Maybe it was some kind of trial balloon? Perhaps Walker got ahead of himself and said something to Beck he didn't fully mean?
 
Apparently not. The unannounced Republican presidential hopeful sat down on Friday with the Quad City Times in Iowa, where he again expressed concerns about legal immigration to the U.S.

In an interview Friday with the Quad-City Times, Walker said it just makes sense to factor in economic conditions when deciding legal immigration levels. "A couple years ago, when the unemployment rate was at incredibly high levels and labor participation was low, why would we want to flood the market with more workers?" he asked. "So that would be a time when you would have arguably less." ... Walker did not answer directly whether he thinks immigrants are costing Americans jobs. Nor did he say, when asked, whether legal immigrants are pushing down wages in the U.S.

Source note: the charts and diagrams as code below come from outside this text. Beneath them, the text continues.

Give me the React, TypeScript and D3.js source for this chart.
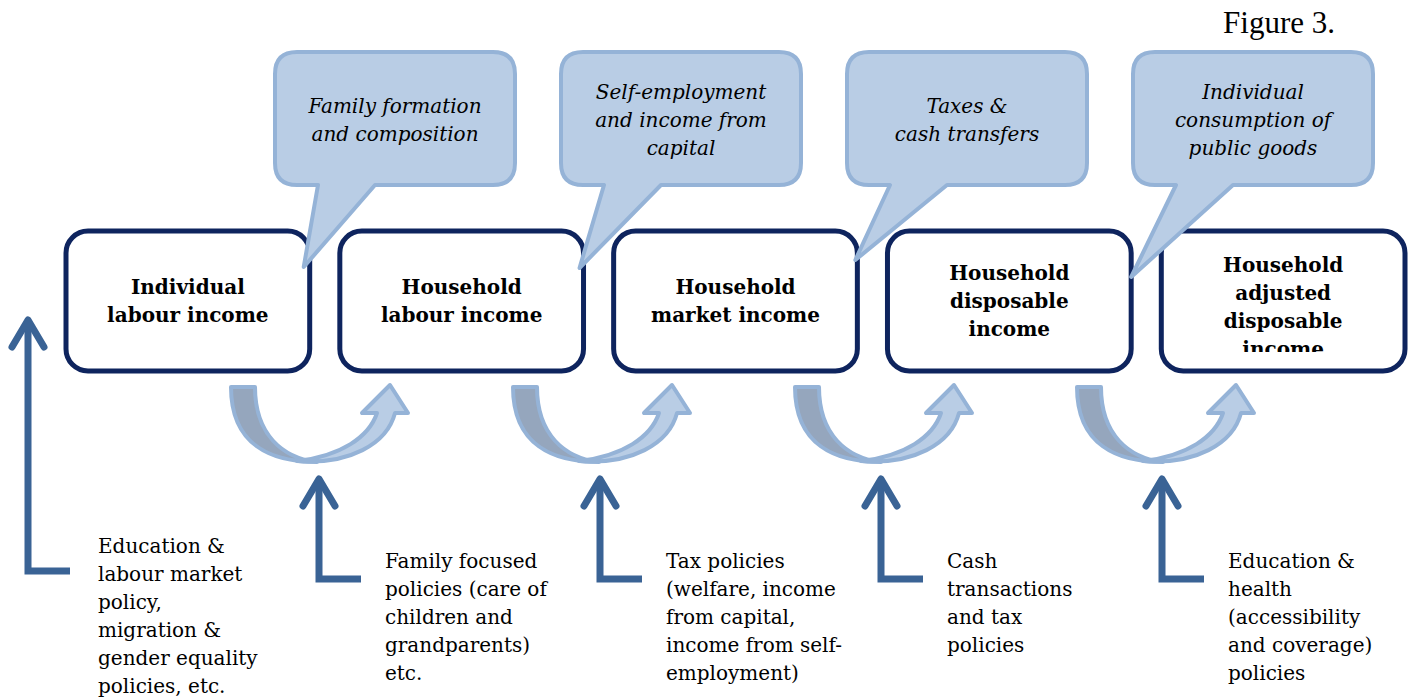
import React from "react";
import * as d3 from "d3";

// stages of income (the boxes)
const stages = [
  ["Individual", "labour income"],
  ["Household", "labour income"],
  ["Household", "market income"],
  ["Household", "disposable", "income"],
  ["Household", "adjusted", "disposable", "income"],
];

// what moves income from one stage to the next (speech bubbles)
const transitions = [
  ["Family formation", "and composition"],
  ["Self-employment", "and income from", "capital"],
  ["Taxes &", "cash transfers"],
  ["Individual", "consumption of", "public goods"],
];

// policies acting on each stage
const policies = [
  ["Education &", "labour market", "policy,", "migration &", "gender equality", "policies, etc."],
  ["Family focused", "policies (care of", "children and", "grandparents)", "etc."],
  ["Tax policies", "(welfare, income", "from capital,", "income from self-", "employment)"],
  ["Cash", "transactions", "and tax", "policies"],
  ["Education &", "health", "(accessibility", "and coverage)", "policies"],
];

const W = 1410;
const H = 700;
const LINE = 28;
const FONT = "'DejaVu Serif', serif";

const navy = "#0e245e";
const bubbleFill = "#b9cde5";
const bubbleStroke = "#95b3d7";
const ribbonDark = "#95a6bd";
const arrowBlue = "#3a6395";

const boxTop = 231;
const boxBottom = 371;
const bubbleTop = 52;
const bubbleBottom = 185;

export default function App() {
  const x = d3
    .scaleBand<number>()
    .domain(d3.range(stages.length))
    .range([66, 1405])
    .paddingInner(0.11);

  // bubbles sit a little wider apart than the ribbons below
  const bubbleX = d3.scaleLinear().domain([0, 3]).range([395, 1253]);
  const ribbonX = d3.scaleLinear().domain([0, 3]).range([231, 1077]);
  const upX = d3.scaleLinear().domain([0, 3]).range([319, 1162]);

  const bubbleW = 240;

  const bubblePath = (cx: number, i: number) => {
    const l = cx - bubbleW / 2;
    const r = cx + bubbleW / 2;
    const t = bubbleTop;
    const b = bubbleBottom;
    const rr = 22;
    const tailL = l + 43;
    const tailR = l + 100;
    // the tail points to the right edge of the box on its left
    const tip: [number, number] = [(x(i) ?? 0) + x.bandwidth() - 6 + i * 2, [267, 268, 260, 277][i]];
    return [
      `M${l + rr},${t}`,
      `H${r - rr}`,
      `Q${r},${t} ${r},${t + rr}`,
      `V${b - rr}`,
      `Q${r},${b} ${r - rr},${b}`,
      `H${tailR}`,
      `L${tip[0]},${tip[1]}`,
      `L${tailL},${b}`,
      `H${l + rr}`,
      `Q${l},${b} ${l},${b - rr}`,
      `V${t + rr}`,
      `Q${l},${t} ${l + rr},${t}`,
      "Z",
    ].join(" ");
  };

  const ribbon = (xs: number) => {
    const top = 387;
    const bot = 462;
    const head = 413;
    const left = [
      `M${xs},${top}`,
      `C${xs},${top + 58} ${xs + 40},${bot} ${xs + 86},${bot}`,
      `C${xs + 52},${bot - 4} ${xs + 24},${top + 48} ${xs + 24},${top}`,
      "Z",
    ].join(" ");
    const right = [
      `M${xs + 66},${bot - 1}`,
      `C${xs + 118},${bot + 3} ${xs + 156},${bot - 18} ${xs + 164},${head}`,
      `L${xs + 177},${head}`,
      `L${xs + 159},${top - 2}`,
      `L${xs + 131},${head}`,
      `L${xs + 146},${head}`,
      `C${xs + 138},${bot - 25} ${xs + 110},${bot - 6} ${xs + 66},${bot - 1}`,
      "Z",
    ].join(" ");
    return { left, right };
  };

  const upArrow = (ax: number, top: number, bottom: number, right: number) => (
    <g stroke={arrowBlue} strokeWidth={7} fill="none">
      <path d={`M${ax},${top + 3} V${bottom} H${right}`} strokeLinejoin="miter" />
      <path d={`M${ax - 16},${top + 29} L${ax},${top + 2} L${ax + 16},${top + 29}`} strokeLinecap="round" strokeLinejoin="round" />
    </g>
  );

  return (
    <svg width={W} height={H} style={{ position: "absolute", left: 0, top: 0, background: "#fff" }}>
      <defs>
        {stages.map((_, i) => (
          <clipPath id={`clip${i}`} key={i}>
            <rect x={x(i)} y={boxTop + 8} width={x.bandwidth()} height={boxBottom - boxTop - 27} />
          </clipPath>
        ))}
      </defs>

      <text x={1335} y={33} textAnchor="end" fontFamily="'Liberation Serif', serif" fontSize={31}>
        Figure 3.
      </text>

      {/* curved ribbons between boxes */}
      {transitions.map((_, i) => {
        const r = ribbon(ribbonX(i));
        return (
          <g key={i} stroke={bubbleStroke} strokeWidth={4} strokeLinejoin="round">
            <path d={r.left} fill={ribbonDark} />
            <path d={r.right} fill={bubbleFill} />
          </g>
        );
      })}

      {/* stage boxes */}
      {stages.map((lines, i) => {
        const bx = x(i) ?? 0;
        const cx = bx + x.bandwidth() / 2;
        const mid = (boxTop + boxBottom) / 2;
        const first = Math.max(mid - ((lines.length - 1) * LINE) / 2, boxTop + 34);
        return (
          <g key={i}>
            <rect
              x={bx}
              y={boxTop}
              width={x.bandwidth()}
              height={boxBottom - boxTop}
              rx={22}
              fill="#fff"
              stroke={navy}
              strokeWidth={5}
            />
            <g clipPath={`url(#clip${i})`}>
              {lines.map((t, j) => (
                <text
                  key={j}
                  x={cx}
                  y={first + j * LINE + 7}
                  textAnchor="middle"
                  fontFamily={FONT}
                  fontWeight="bold"
                  fontSize={20}
                >
                  {t}
                </text>
              ))}
            </g>
          </g>
        );
      })}

      {/* speech bubbles */}
      {transitions.map((lines, i) => {
        const cx = bubbleX(i);
        const mid = (bubbleTop + bubbleBottom) / 2 + 1;
        const first = mid - ((lines.length - 1) * LINE) / 2;
        return (
          <g key={i}>
            <path d={bubblePath(cx, i)} fill={bubbleFill} stroke={bubbleStroke} strokeWidth={4} strokeLinejoin="round" />
            {lines.map((t, j) => (
              <text
                key={j}
                x={cx}
                y={first + j * LINE + 7}
                textAnchor="middle"
                fontFamily={FONT}
                fontStyle="italic"
                fontSize={20}
              >
                {t}
              </text>
            ))}
          </g>
        );
      })}

      {/* policy arrows */}
      {upArrow(28, 318, 571, 70)}
      {transitions.map((_, i) => (
        <g key={i}>{upArrow(upX(i), 477, 579, upX(i) + 42)}</g>
      ))}

      {/* policy texts */}
      {policies.map((lines, i) => {
        const tx = i === 0 ? 98 : upX(i - 1) + 66;
        const first = i === 0 ? 546 : 561;
        return lines.map((t, j) => (
          <text key={`${i}-${j}`} x={tx} y={first + j * LINE + 7} fontFamily={FONT} fontSize={20}>
            {t}
          </text>
        ));
      })}
    </svg>
  );
}
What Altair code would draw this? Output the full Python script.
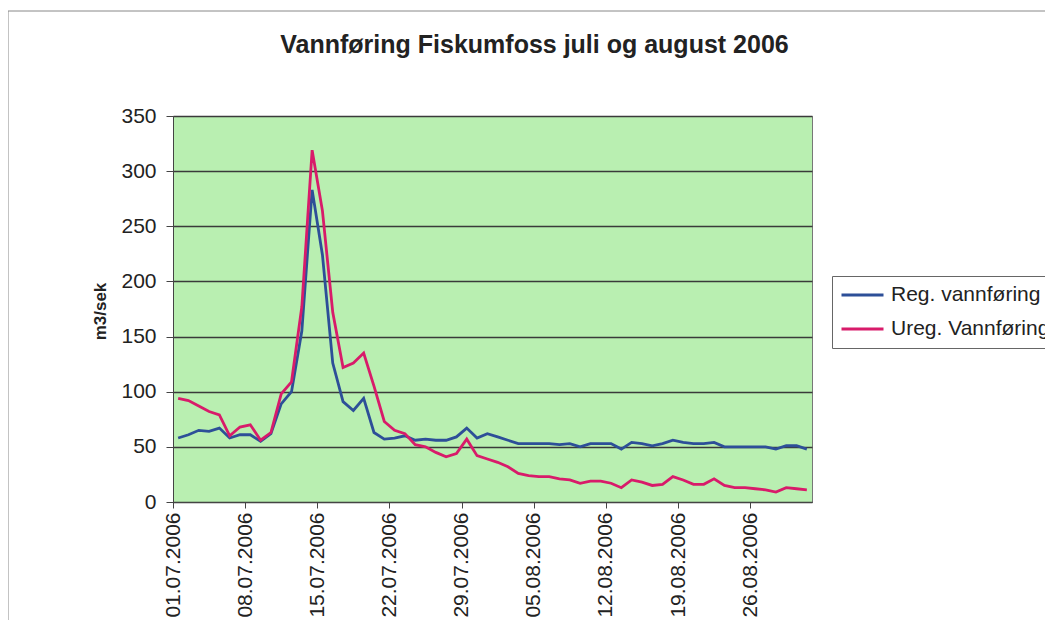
import altair as alt
import pandas as pd

# ---- data (m3/sek, one value per day 01.07-31.08.2006) ----
reg = [58, 61, 65, 64, 67, 58, 61, 61, 55, 62,
       89, 100, 155, 283, 224, 126, 91, 83, 94, 63,
       57, 58, 60, 56, 57, 56, 56, 59, 67, 58,
       62, 59, 56, 53, 53, 53, 53, 52, 53, 50,
       53, 53, 53, 48, 54, 53, 51, 53, 56, 54,
       53, 53, 54, 50, 50, 50, 50, 50, 48, 51,
       51, 48]
ureg = [94, 92, 87, 82, 79, 60, 68, 70, 56, 63,
        98, 109, 177, 319, 264, 172, 122, 126, 135, 105,
        73, 65, 62, 52, 50, 45, 41, 44, 57, 42,
        39, 36, 32, 26, 24, 23, 23, 21, 20, 17,
        19, 19, 17, 13, 20, 18, 15, 16, 23, 20,
        16, 16, 21, 15, 13, 13, 12, 11, 9, 13,
        12, 11]
series_names = ["Reg. vannføring", "Ureg. Vannføring"]
series_colors = ["#2d4f98", "#d81b6a"]
tick_days = [1, 8, 15, 22, 29]          # July
tick_days_aug = [5, 12, 19, 26]         # August
y_ticks = [0, 50, 100, 150, 200, 250, 300, 350]

dates = pd.date_range("2006-07-01 12:00", periods=len(reg), freq="D")
date_str = list(dates.strftime("%Y-%m-%dT%H:%M:%S"))

df = pd.DataFrame({
    "date": date_str * 2,
    "value": reg + ureg,
    "serie": [series_names[0]] * len(reg) + [series_names[1]] * len(ureg),
})

tick_values = ([alt.DateTime(year=2006, month=7, date=d) for d in tick_days] +
               [alt.DateTime(year=2006, month=8, date=d) for d in tick_days_aug])

font = "Liberation Sans"

lines = alt.Chart(df).mark_line(strokeWidth=2.8, clip=True).encode(
    x=alt.X(
        "date:T",
        scale=alt.Scale(domain=[alt.DateTime(year=2006, month=7, date=1),
                                alt.DateTime(year=2006, month=9, date=1)], nice=False),
        axis=alt.Axis(
            values=tick_values, format="%d.%m.%Y", labelAngle=-90,
            title=None, grid=False, tickSize=6, labelPadding=4,
            labelFontSize=21, labelColor="#222", labelFont=font,
            domainColor="#444", tickColor="#444", labelOverlap=False,
        ),
    ),
    y=alt.Y(
        "value:Q",
        scale=alt.Scale(domain=[0, 350], nice=False),
        axis=alt.Axis(
            values=y_ticks, title="m3/sek", titleFontSize=17, titleFont=font,
            titleFontWeight="bold", titleColor="#222", titleX=-73, titleY=195,
            titleAngle=-90, titleBaseline="middle", titleAlign="center",
            labelFontSize=21, labelFont=font, labelColor="#222",
            tickSize=7, labelPadding=10, grid=True, gridColor="#3a3a3a",
            gridWidth=1.3, domainColor="#444", tickColor="#444",
        ),
    ),
    color=alt.Color(
        "serie:N",
        scale=alt.Scale(domain=series_names, range=series_colors),
        legend=alt.Legend(
            title=None, orient="none", legendX=659, legendY=160,
            symbolType="stroke", symbolSize=1764, symbolStrokeWidth=3,
            labelFontSize=21, labelFont=font, labelColor="#222",
            labelOffset=6, rowPadding=12, padding=8, clipHeight=22,
            strokeColor="#666", fillColor="white",
        ),
    ),
)

border = alt.Chart(pd.DataFrame({"a": [0]})).mark_rect(
    fillOpacity=0, stroke="#888", strokeWidth=1
).encode(
    x=alt.value(-165), x2=alt.value(1000), y=alt.value(-105), y2=alt.value(700)
)

chart = alt.layer(border, lines).properties(
    width=639,
    height=386,
    padding={"left": 165, "top": 108, "right": 233, "bottom": 118},
    autosize=alt.AutoSizeParams(type="none"),
    background="white",
    title=alt.TitleParams(
        "Vannføring Fiskumfoss juli og august 2006",
        fontSize=25, font=font, fontWeight="bold", color="#222",
        anchor="middle", frame="group", dx=42, offset=-47,
    ),
).configure_view(
    fill="#b9efb1", stroke="#777", strokeWidth=1
)

chart.save("out.html", embed_options={"renderer": "svg", "actions": False})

Walker adopted a similar line talking to a group of voters in Iowa the same day, and on Saturday, the governor used his concerns about legal immigration as an applause line
 
After saying he expects undocumented immigrants to return to their country of origin -- Walker didn't say how that would happen, exactly -- the Wisconsin Republican told a large evangelical audience, "When it comes to legal immigration, the economy should drive things. And the number one priority in that process going forward should be American workers and American wages. When times are rough, the last thing we want to do is flood the market, put more workers in at a time when workers are unemployed, wages are low. We need to make sure we put American workers first."
 
In other words, it wasn't a trial balloon -- Walker is evidently serious about this.
 
Jamelle Bouie had a good piece on the governor's new posture the other day, explaining that Walker's "newfound skepticism of legal immigration is a real departure for the Republican mainstream. If he were a more factional candidate -- like Ben Carson or even Sen. Rand Paul -- it wouldn't matter. Yes, the margins give you the freedom to say anything, but they also give your opponents the freedom to ignore you. Walker is far from marginal. He's a conservative superstar with major backing and activist enthusiasm. And when he questions our regime of legal immigration, other candidates listen."
 
Indeed, while much of the Republican presidential field is in a race to the bottom on marriage equality, the trend is nearly identical on immigration, with the party going even further to the right on the issue than Mitt Romney did during the last cycle.
 
Former Florida Gov. Jeb Bush (R) last week told a conservative radio host that he would undo President Obama's policies protecting Dream Act kids and protecting millions from deportation. Bush, of course, is ostensibly the most moderate GOP candidate on immigration.
 
As for Sen. Marco Rubio (R-Fla.), it's increasingly difficult to know what he thinks about one of his signature issues, in part because he appears to deliver entirely different messages to different audiences. McKay Coppins reported the other day:

Ever since a right-wing backlash blew up the bipartisan immigration bill that Sen. Marco Rubio helped champion in 2013, the ambitious Republican has struggled to find his political footing on the issue. For two years, he has hemmed and hawed; ducked and dodged; retracted, retreated from, and repeatedly revised his immigration rhetoric in a ploy to appease conservative activists without fully forsaking his position. These days, when the subject comes up in town hall meetings or TV interviews, the silver-tongued senator -- now officially running for the GOP presidential nomination -- is often reduced to reciting a few stilted talking points, and then angling to change the subject. But there is one setting where Rubio frequently and unabashedly touts his immigration record to great effect: closed-door meetings with the GOP's elite, high-dollar donors.

It seems when Rubio is talking to far-right grassroots activists, the Florida senator is eager to denounce the bipartisan bill he helped write. When Rubio is taking to business leaders and the party's elite contributors, he's equally eager to brag about his work on the bill he kinda sorta doesn't support anymore.